### [SUPPLIED INFORMATION]
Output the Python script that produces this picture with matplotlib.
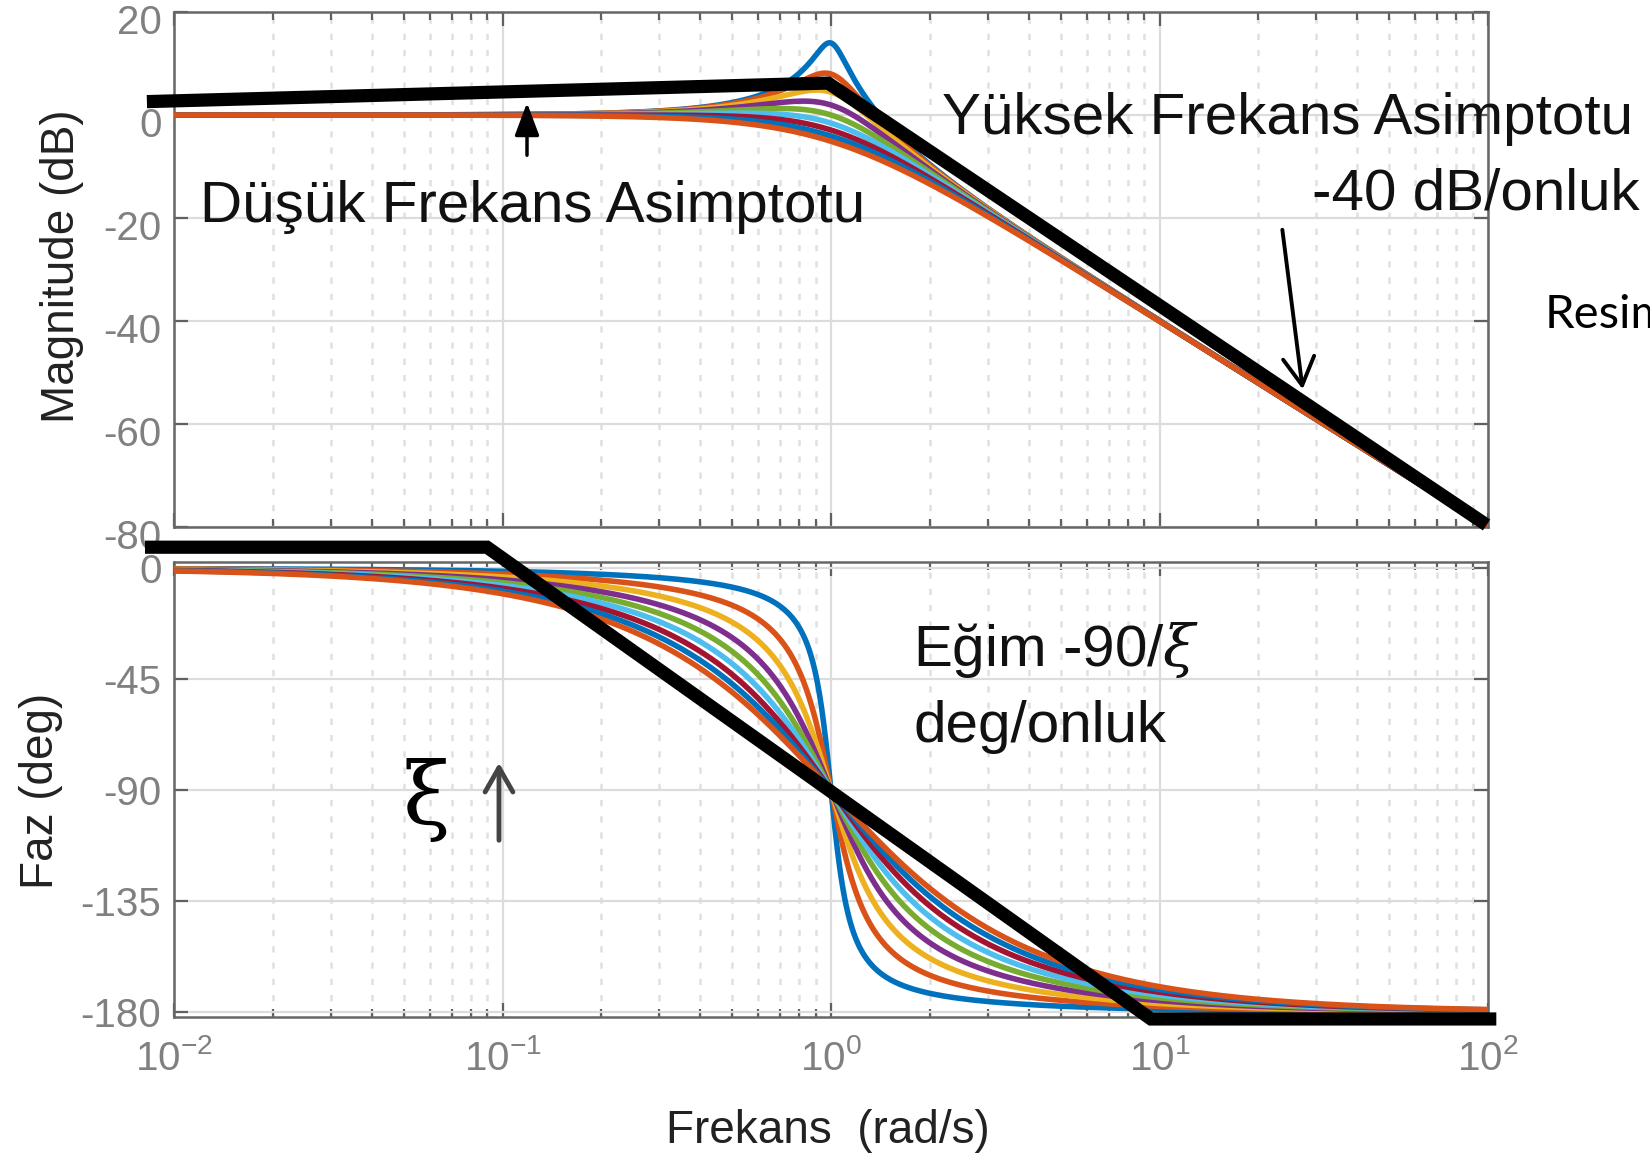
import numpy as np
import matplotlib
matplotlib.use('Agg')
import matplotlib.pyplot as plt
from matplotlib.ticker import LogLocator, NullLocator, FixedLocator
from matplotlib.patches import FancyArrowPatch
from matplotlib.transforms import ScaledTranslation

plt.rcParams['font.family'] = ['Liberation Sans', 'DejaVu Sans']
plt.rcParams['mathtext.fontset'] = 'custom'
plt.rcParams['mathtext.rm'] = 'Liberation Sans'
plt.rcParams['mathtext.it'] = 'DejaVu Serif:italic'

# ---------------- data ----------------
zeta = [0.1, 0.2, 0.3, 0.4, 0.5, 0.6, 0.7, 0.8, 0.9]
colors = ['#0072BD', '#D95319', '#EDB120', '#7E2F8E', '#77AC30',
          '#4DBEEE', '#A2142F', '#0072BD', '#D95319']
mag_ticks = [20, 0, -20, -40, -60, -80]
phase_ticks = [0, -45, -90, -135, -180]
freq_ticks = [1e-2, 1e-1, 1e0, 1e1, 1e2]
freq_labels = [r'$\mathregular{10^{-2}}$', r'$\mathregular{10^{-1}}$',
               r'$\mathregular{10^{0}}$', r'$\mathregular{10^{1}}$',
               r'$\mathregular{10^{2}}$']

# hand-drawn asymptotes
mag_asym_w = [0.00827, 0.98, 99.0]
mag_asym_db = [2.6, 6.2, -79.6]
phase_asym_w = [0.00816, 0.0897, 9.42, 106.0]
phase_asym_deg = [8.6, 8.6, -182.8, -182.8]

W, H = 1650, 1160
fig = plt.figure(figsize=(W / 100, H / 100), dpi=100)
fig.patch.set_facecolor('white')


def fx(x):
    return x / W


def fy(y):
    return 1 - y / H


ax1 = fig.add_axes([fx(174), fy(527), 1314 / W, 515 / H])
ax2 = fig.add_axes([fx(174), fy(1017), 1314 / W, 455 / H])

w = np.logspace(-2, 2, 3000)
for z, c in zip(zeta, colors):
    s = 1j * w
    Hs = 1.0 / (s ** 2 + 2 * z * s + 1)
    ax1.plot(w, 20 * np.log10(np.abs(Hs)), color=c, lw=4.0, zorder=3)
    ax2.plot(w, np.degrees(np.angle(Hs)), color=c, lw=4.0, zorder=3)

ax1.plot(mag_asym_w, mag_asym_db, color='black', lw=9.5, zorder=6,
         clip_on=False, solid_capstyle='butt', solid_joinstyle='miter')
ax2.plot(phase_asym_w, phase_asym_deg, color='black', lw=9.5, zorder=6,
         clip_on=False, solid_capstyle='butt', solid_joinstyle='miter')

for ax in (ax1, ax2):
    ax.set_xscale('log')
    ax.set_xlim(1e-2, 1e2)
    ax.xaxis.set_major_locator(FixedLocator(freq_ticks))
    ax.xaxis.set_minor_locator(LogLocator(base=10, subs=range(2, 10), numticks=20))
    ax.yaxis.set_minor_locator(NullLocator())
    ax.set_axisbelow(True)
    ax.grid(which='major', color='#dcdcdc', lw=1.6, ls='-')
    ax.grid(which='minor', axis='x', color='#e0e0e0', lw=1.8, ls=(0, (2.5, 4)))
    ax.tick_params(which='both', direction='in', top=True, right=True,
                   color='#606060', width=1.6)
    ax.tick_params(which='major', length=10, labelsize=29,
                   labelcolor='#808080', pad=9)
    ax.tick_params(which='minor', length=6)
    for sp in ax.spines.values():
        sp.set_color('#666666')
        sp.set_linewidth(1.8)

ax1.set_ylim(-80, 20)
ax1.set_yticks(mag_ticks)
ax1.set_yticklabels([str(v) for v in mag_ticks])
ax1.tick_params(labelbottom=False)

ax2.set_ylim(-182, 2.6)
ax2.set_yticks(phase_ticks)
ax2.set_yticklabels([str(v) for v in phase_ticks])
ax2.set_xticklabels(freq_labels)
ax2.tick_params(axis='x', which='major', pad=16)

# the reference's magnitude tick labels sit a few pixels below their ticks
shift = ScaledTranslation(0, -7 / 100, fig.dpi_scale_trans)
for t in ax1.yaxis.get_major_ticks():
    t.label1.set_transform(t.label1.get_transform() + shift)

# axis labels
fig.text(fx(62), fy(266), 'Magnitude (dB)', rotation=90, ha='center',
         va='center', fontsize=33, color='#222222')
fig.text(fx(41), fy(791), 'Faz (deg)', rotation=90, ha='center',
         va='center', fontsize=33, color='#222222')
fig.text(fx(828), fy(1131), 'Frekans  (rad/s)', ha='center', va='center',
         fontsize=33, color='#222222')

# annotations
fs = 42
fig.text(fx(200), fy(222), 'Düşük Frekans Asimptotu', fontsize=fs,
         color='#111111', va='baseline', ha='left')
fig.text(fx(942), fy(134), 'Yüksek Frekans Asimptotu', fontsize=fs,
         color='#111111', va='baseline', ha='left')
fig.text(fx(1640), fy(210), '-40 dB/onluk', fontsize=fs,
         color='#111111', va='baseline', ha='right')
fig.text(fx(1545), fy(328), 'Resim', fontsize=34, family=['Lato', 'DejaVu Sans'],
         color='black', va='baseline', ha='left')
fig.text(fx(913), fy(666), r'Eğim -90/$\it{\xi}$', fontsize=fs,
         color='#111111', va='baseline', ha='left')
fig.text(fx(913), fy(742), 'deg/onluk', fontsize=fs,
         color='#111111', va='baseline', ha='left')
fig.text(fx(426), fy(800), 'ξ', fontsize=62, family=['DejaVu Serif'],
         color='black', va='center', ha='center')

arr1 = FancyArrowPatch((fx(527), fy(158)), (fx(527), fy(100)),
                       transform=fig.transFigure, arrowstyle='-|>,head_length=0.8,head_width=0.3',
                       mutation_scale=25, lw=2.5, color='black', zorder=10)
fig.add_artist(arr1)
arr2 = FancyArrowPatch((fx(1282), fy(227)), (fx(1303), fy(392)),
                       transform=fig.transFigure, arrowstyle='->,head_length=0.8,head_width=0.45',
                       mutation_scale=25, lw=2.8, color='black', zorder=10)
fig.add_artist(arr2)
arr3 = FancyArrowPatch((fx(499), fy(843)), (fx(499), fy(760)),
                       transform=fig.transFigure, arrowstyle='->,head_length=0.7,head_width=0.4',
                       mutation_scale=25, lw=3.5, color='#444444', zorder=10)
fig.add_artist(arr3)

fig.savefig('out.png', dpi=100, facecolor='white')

### [EXERCISE DIRECTIONS]
Write out, word for word, the lines from the start of the data through the one holding "ax2.plot(w, np.degrees(np.angle(Hs)), color=c, lw=4.0, zorder=3)". Omit pictures.

### [FINAL ANSWER]
Output the Python script that produces this picture with matplotlib.
import numpy as np
import matplotlib
matplotlib.use('Agg')
import matplotlib.pyplot as plt
from matplotlib.ticker import LogLocator, NullLocator, FixedLocator
from matplotlib.patches import FancyArrowPatch
from matplotlib.transforms import ScaledTranslation

plt.rcParams['font.family'] = ['Liberation Sans', 'DejaVu Sans']
plt.rcParams['mathtext.fontset'] = 'custom'
plt.rcParams['mathtext.rm'] = 'Liberation Sans'
plt.rcParams['mathtext.it'] = 'DejaVu Serif:italic'

# ---------------- data ----------------
zeta = [0.1, 0.2, 0.3, 0.4, 0.5, 0.6, 0.7, 0.8, 0.9]
colors = ['#0072BD', '#D95319', '#EDB120', '#7E2F8E', '#77AC30',
          '#4DBEEE', '#A2142F', '#0072BD', '#D95319']
mag_ticks = [20, 0, -20, -40, -60, -80]
phase_ticks = [0, -45, -90, -135, -180]
freq_ticks = [1e-2, 1e-1, 1e0, 1e1, 1e2]
freq_labels = [r'$\mathregular{10^{-2}}$', r'$\mathregular{10^{-1}}$',
               r'$\mathregular{10^{0}}$', r'$\mathregular{10^{1}}$',
               r'$\mathregular{10^{2}}$']

# hand-drawn asymptotes
mag_asym_w = [0.00827, 0.98, 99.0]
mag_asym_db = [2.6, 6.2, -79.6]
phase_asym_w = [0.00816, 0.0897, 9.42, 106.0]
phase_asym_deg = [8.6, 8.6, -182.8, -182.8]

W, H = 1650, 1160
fig = plt.figure(figsize=(W / 100, H / 100), dpi=100)
fig.patch.set_facecolor('white')


def fx(x):
    return x / W


def fy(y):
    return 1 - y / H


ax1 = fig.add_axes([fx(174), fy(527), 1314 / W, 515 / H])
ax2 = fig.add_axes([fx(174), fy(1017), 1314 / W, 455 / H])

w = np.logspace(-2, 2, 3000)
for z, c in zip(zeta, colors):
    s = 1j * w
    Hs = 1.0 / (s ** 2 + 2 * z * s + 1)
    ax1.plot(w, 20 * np.log10(np.abs(Hs)), color=c, lw=4.0, zorder=3)
    ax2.plot(w, np.degrees(np.angle(Hs)), color=c, lw=4.0, zorder=3)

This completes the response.